I wonder if anything these men would see in our society would give them pride that they had set this chain of events in motion. For the life of me, I cannot come up with one thing that they might appreciate.
Jefferson had envisioned a land of well-read, well-informed farmers. We are none of these three. We are the most poorly educated and poorly informed populace among the developed nations. Very few of us work the land. Jefferson's nemesis, Andrew Jackson, with his emphasis on banking, finance, and commerce, has won out over Jefferson's vision. With this Jacksonian triumph has come the stock market, commodities, and housing bubbles, as well as a great redistribution of wealth from the lower and middle classes to the ungodly wealthy.
Jefferson also was a strong believer in a free press, contending that if he had to choose between government and a free press, he'd choose the latter as it is far more important to the functioning of democracy. How horrified he would be with government collusion with corporations and corporations' stranglehold on information.

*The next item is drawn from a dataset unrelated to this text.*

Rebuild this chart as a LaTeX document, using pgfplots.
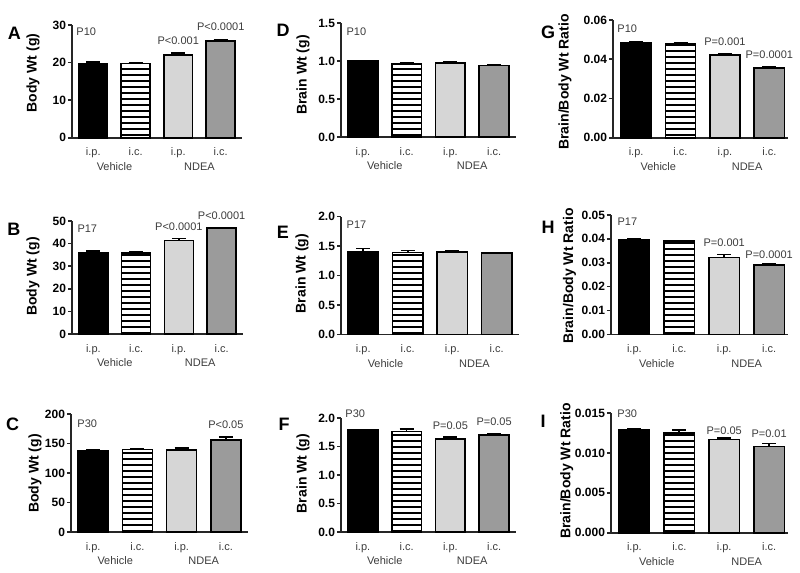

Thomas Paine, who would be a radical even today, would doubtless rail against Homeland Security, the military-industrial complex, the oil-spy-military-banking cabal, surveillance of all kinds, the trashing of the Constitution, an elite establishment that rules our government, and plans to scrap help for the elderly, the poor, and the sick. In "Rights of Man," which I recently read, Paine advocates for guaranteed retirement (Social Security), health care for those who can't afford it, and cutting the armed forces almost back to nothing. He strongly pushes for progressive taxes, i.e. taxing the rich heaviest and the poor not at all.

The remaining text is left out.